Request: Begin with the first line of the material and copy each line word for word through the line that contains "plt.rcParams['mathtext.fontset'] = 'dejavusans'"; the pictures are left out.

Collected material:
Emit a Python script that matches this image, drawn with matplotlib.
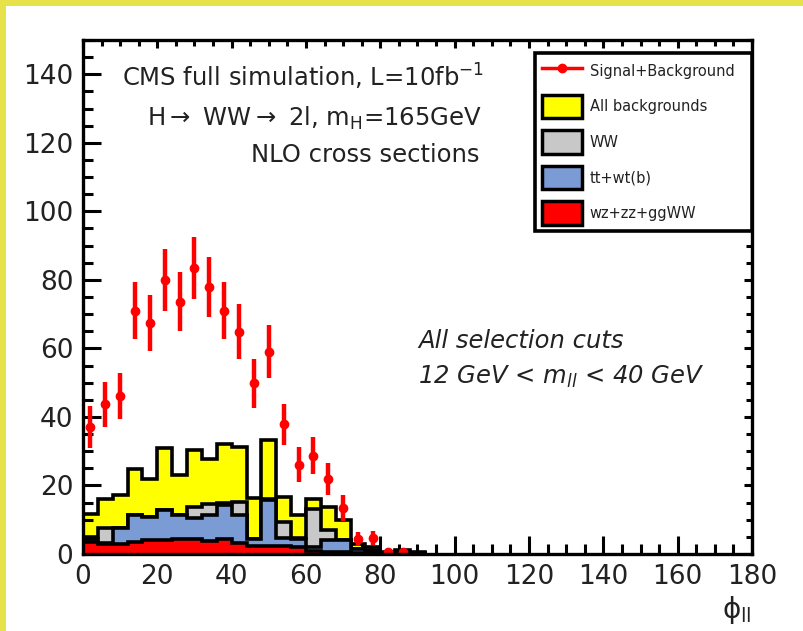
"""
H -> WW -> 2l: phi_ll distribution after all selection cuts
"""

#libraries
import numpy as np
import matplotlib
matplotlib.use('Agg')
import matplotlib.pyplot as plt
from matplotlib.patches import Patch, Rectangle
from matplotlib.lines import Line2D
from matplotlib.ticker import MultipleLocator

plt.rcParams['font.family'] = 'DejaVu Sans'
plt.rcParams['mathtext.fontset'] = 'dejavusans'

# 1. data (bins of 4 degrees)
bin_width = 4
wz_zz_ggww = [3.5, 2.8, 2.9, 3.4, 4.0, 4.0, 4.3, 4.3, 3.9, 4.5, 3.3, 2.2,
              2.2, 2.2, 2.0, 1.0, 0.5, 0.5, 0.3, 0.2, 0.1, 0.1, 0.0]
tt_wt = [1.0, 0.4, 4.6, 7.9, 6.8, 8.7, 7.0, 6.1, 7.4, 9.7, 8.0, 2.2,
         13.7, 2.6, 2.5, 1.0, 3.5, 3.5, 1.2, 0.8, 0.2, 0.4, 0.3]
ww = [0.6, 4.5, 0.1, 0.1, 0.1, 0.1, 0.1, 3.3, 3.4, 0.8, 4.0, 0.1,
      0.1, 4.5, 0.1, 11.2, 2.9, 0.1, 0.1, 0.1, 0.1, 0.1, 0.0]
all_bkg = [11.8, 16.1, 17.1, 24.9, 22.0, 30.8, 23.2, 30.3, 27.8, 32.2, 31.2, 16.3,
           33.2, 16.5, 11.5, 16.1, 13.7, 9.8, 3.0, 2.0, 0.7, 1.2, 0.5]
sig_bkg = [37.1, 43.7, 46.1, 71.0, 67.5, 80.0, 73.6, 83.4, 78.0, 71.0, 64.9,
           49.8, 59.0, 37.8, 26.0, 28.7, 21.9, 13.4, 4.4, 4.6, 0.6, 0.6]
sig_err = [6.1, 6.6, 6.8, 8.4, 8.2, 9.0, 8.6, 9.1, 8.8, 8.4, 8.1,
           7.1, 7.7, 6.1, 5.1, 5.4, 4.7, 3.7, 2.1, 2.1, 0.8, 0.8]

# 2. stack
red = np.array(wz_zz_ggww)
blue = red + np.array(tt_wt)
gray = blue + np.array(ww)
yellow = np.array(all_bkg)
edges = np.arange(len(red) + 1) * bin_width
centers = (np.arange(len(sig_bkg)) + 0.5) * bin_width

# 3. figure
fig = plt.figure(figsize=(8.04, 6.31), dpi=100, facecolor='#E8E24A')
fig.add_artist(Rectangle((6/804, 0), 1, 1 - 6/631, transform=fig.transFigure,
                         facecolor='white', edgecolor='none', zorder=-5))
ax = fig.add_axes([83/804, 1 - 554/631, (752 - 83)/804, (554 - 40)/631])

lw_h = 2.6
ax.stairs(yellow, edges, fill=True, facecolor='#FFFF00', edgecolor='black', linewidth=lw_h, zorder=1)
ax.stairs(gray, edges, fill=True, facecolor='#C8C8C8', edgecolor='black', linewidth=lw_h, zorder=2)
ax.stairs(blue, edges, fill=True, facecolor='#7B9BD4', edgecolor='black', linewidth=lw_h, zorder=3)
ax.stairs(red, edges, fill=True, facecolor='#FF0000', edgecolor='black', linewidth=lw_h, zorder=4)

ax.errorbar(centers, sig_bkg, yerr=sig_err, fmt='o', color='red', ms=6,
            elinewidth=3.2, capsize=0, zorder=6)

ax.set_xlim(0, 180)
ax.set_ylim(0, 150)
ax.xaxis.set_major_locator(MultipleLocator(20))
ax.xaxis.set_minor_locator(MultipleLocator(5))
ax.yaxis.set_major_locator(MultipleLocator(20))
ax.yaxis.set_minor_locator(MultipleLocator(5))
ax.set_yticks(np.arange(0, 141, 20))
ax.tick_params(which='major', direction='in', length=13, width=2.2, labelsize=19, pad=7,
               labelcolor='#222222')
ax.tick_params(axis='x', which='major', pad=7)
ax.tick_params(which='minor', direction='in', length=7, width=2.2)
for s in ax.spines.values():
    s.set_linewidth(2.4)
    s.set_zorder(10)

# short ticks on top and right
secx = ax.secondary_xaxis('top')
secx.xaxis.set_major_locator(MultipleLocator(20))
secx.xaxis.set_minor_locator(MultipleLocator(5))
secx.tick_params(which='major', direction='in', length=6, width=2.2, labeltop=False)
secx.tick_params(which='minor', direction='in', length=4, width=2.2)
secy = ax.secondary_yaxis('right')
secy.yaxis.set_major_locator(MultipleLocator(20))
secy.yaxis.set_minor_locator(MultipleLocator(5))
secy.tick_params(which='major', direction='in', length=6, width=2.2, labelright=False)
secy.tick_params(which='minor', direction='in', length=4, width=2.2)

# upright phi as in the original
fig.text(737/804, 1 - 618/631, '\u03d5$_{\\mathrm{ll}}$', fontsize=20,
         ha='center', va='baseline', color='#222222')

# 4. texts
tc = '#222222'
fig.text(484/804, 1 - 77/631, r'CMS full simulation, L=10fb$^{-1}$', fontsize=17.5,
         ha='right', va='center', color=tc)
fig.text(482/804, 1 - 118/631, r'H$\rightarrow$ WW$\rightarrow$ 2l, m$_{\mathrm{H}}$=165GeV',
         fontsize=17.5, ha='right', va='center', color=tc)
fig.text(480/804, 1 - 155/631, 'NLO cross sections', fontsize=17.5,
         ha='right', va='center', color=tc)
fig.text(418/804, 1 - 341/631, 'All selection cuts', fontsize=17.5, style='italic',
         ha='left', va='center', color=tc)
fig.text(418/804, 1 - 377/631, r'12 GeV < m$_{ll}$ < 40 GeV', fontsize=17.5, style='italic',
         ha='left', va='center', color=tc)

# 5. legend
handles = [Line2D([], [], color='red', lw=2.5, marker='o', ms=6),
           Patch(facecolor='#FFFF00', edgecolor='black', linewidth=2.5),
           Patch(facecolor='#C8C8C8', edgecolor='black', linewidth=2.5),
           Patch(facecolor='#7B9BD4', edgecolor='black', linewidth=2.5),
           Patch(facecolor='#FF0000', edgecolor='black', linewidth=2.5)]
labels = ['Signal+Background', 'All backgrounds', 'WW', 'tt+wt(b)', 'wz+zz+ggWW']
leg = fig.legend(handles, labels, loc='upper left', mode='expand',
                 bbox_to_anchor=(535/804, 0.5, 217/804, 0.5 - 53/631),
                 bbox_transform=fig.transFigure, fontsize=10.5, frameon=True,
                 fancybox=False, framealpha=1, edgecolor='black',
                 handlelength=2.8, handleheight=2.1, labelspacing=0.82,
                 handletextpad=0.5, borderpad=0.45, borderaxespad=0)
leg.get_frame().set_linewidth(2.6)
for t in leg.get_texts():
    t.set_color(tc)

fig.savefig('out.png', dpi=100, facecolor=fig.get_facecolor())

Correct answer:
Emit a Python script that matches this image, drawn with matplotlib.
"""
H -> WW -> 2l: phi_ll distribution after all selection cuts
"""

#libraries
import numpy as np
import matplotlib
matplotlib.use('Agg')
import matplotlib.pyplot as plt
from matplotlib.patches import Patch, Rectangle
from matplotlib.lines import Line2D
from matplotlib.ticker import MultipleLocator

plt.rcParams['font.family'] = 'DejaVu Sans'
plt.rcParams['mathtext.fontset'] = 'dejavusans'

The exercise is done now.